Departures from Rilke
by Steven Cramer
Steven Cramer’s newest book of poems, Departures from Rilke, derives from his favorites among Rainer Maria Rilke’s two volumes of New Poems (1907/08). Cramer repurposes, updates, and sometimes upends the subject matter and style of the originals, often leaving Rilke’s premises almost altogether. A practice dating back to Thomas Wyatt’s imports of Petrarch and including Robert Lowell’s Imitations (1961), Cramer’s approach makes for an original poetry of personal and contemporary resonance, while remaining alert to Rilke’s chastening presence.
“Steven Cramer’s Departures from Rilke distills life and society’s difficult areas into palatable, poetic pieces which readers can savor and contemplate. It is personal yet universal, linguistically delightful, metaphysical yet real. In it, Cramer accomplishes what so few writers ever can.”
Nicole Yurcaba, sage cigarettes magazine
“The poems in Steven Cramer’s new book, Departures from Rilke, live within a sliver of space between the living and the dead. . . . Everything about death, dying, and how it brings to the fore life’s “real sun, real woods, very real green” is met with tremulous courage. If we know any kind of loss or grief, we can’t look away from the terribly beautiful, complicated truths of Cramer’s work.”

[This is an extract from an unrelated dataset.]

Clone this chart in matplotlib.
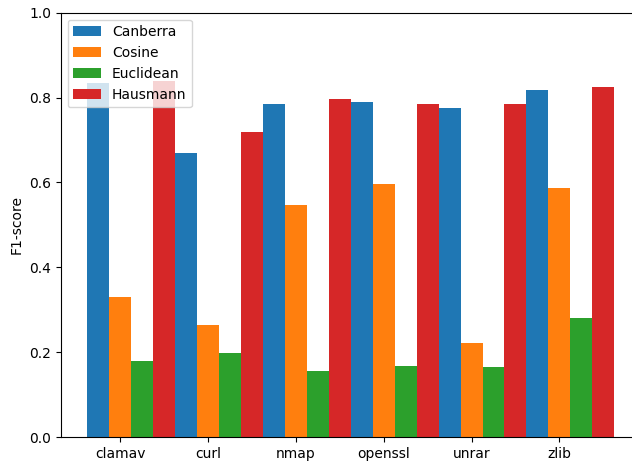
import numpy as np
import matplotlib
matplotlib.use("Agg")
import matplotlib.pyplot as plt

projects = ["clamav", "curl", "nmap", "openssl", "unrar", "zlib"]
canberra = [0.835, 0.669, 0.784, 0.789, 0.776, 0.817]
cosine = [0.331, 0.265, 0.548, 0.596, 0.222, 0.588]
euclidean = [0.180, 0.199, 0.156, 0.168, 0.166, 0.281]
hausmann = [0.839, 0.718, 0.796, 0.784, 0.784, 0.825]

x = np.arange(len(projects))
w = 0.25

fig = plt.figure(figsize=(6.32, 4.62), dpi=100)
# axes runs a bit past the right edge, like the original crop
ax = fig.add_axes([60.7/632, 24.8/462, 580/632, 424.6/462])
ax.bar(x - w, canberra, w, label="Canberra")
ax.bar(x, cosine, w, label="Cosine")
ax.bar(x + w, euclidean, w, label="Euclidean")
ax.bar(x + 2*w, hausmann, w, label="Hausmann")
ax.set_xticks(x)
ax.set_xticklabels(projects)
ax.set_ylim(0, 1.0)
ax.set_ylabel("F1-score")
ax.legend(loc="upper left")

fig.savefig("out.png", dpi=100)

~Amy Grier, The Hooghly Review
“In this fascinating poetry collection, Steven Cramer’s seventh, the prize-winning poet and essayist . . . vaults Rilke’s work over the intervening century and delivers a selection of poems that are more modern than their originals yet retain Rilke’s intoxicating combination of ethereality and physicality.”
~Ann Leamon, Harvard Review
Steven Cramer
Departures from Rilke is Steven Cramer’s seventh poetry collection. His previous books are The Eye that Desires to Look Upward (Galileo Press, 1987), The World Book (Copper Beech Press, 1992), Dialogue for the Left and Right Hand (Lumen Editions/Brookline Books, 1997), Goodbye to the Orchard (Sarabande Books, 2004)— winner of the 2005 Sheila Motton Prize from the New England Poetry Club and named a 2005 Honor Book in Poetry by the Massachusetts Center for the Book—Clangings (Sarabande Books, 2012), and Listen (MadHat Press, 2020), long-listed as a “must read” by the Massachusetts Center for the Book. His poems and reviews have appeared in The Atlantic Monthly, Field, Kenyon Review, The Nation, The New Republic, The Paris Review, Ploughshares, Poetry, and other journals. His work is represented in anthologies such as The Autumn House Anthology of Contemporary American Poetry (Autumn House Press, 2005 and 2011), The Book of Villanelles (Knopf Everyman’s Library Pocket Poets Series, 2012), and The POETRY Anthology, 1912-2002 (Ivan R. Dee, 2002). He has also written essays for Simply Lasting: Writers on Jane Kenyon (Graywolf Press, 2005); Touchstones: American Poets on a Favorite Poem (Middlebury College Press, 1996); and Until Everything Is Continuous Again: American Poets on the Recent Work of W.S. Merwin (WordFarm, 2012). Recipient of two grants from the Massachusetts Cultural Council and a National Endowment for the Arts fellowship, he has taught literature and writing at Bennington College, Boston University, M.I.T., and Tufts University; and he founded and now teaches in the Low-Residency MFA Program in Creative Writing at Lesley University in Cambridge, Massachusetts.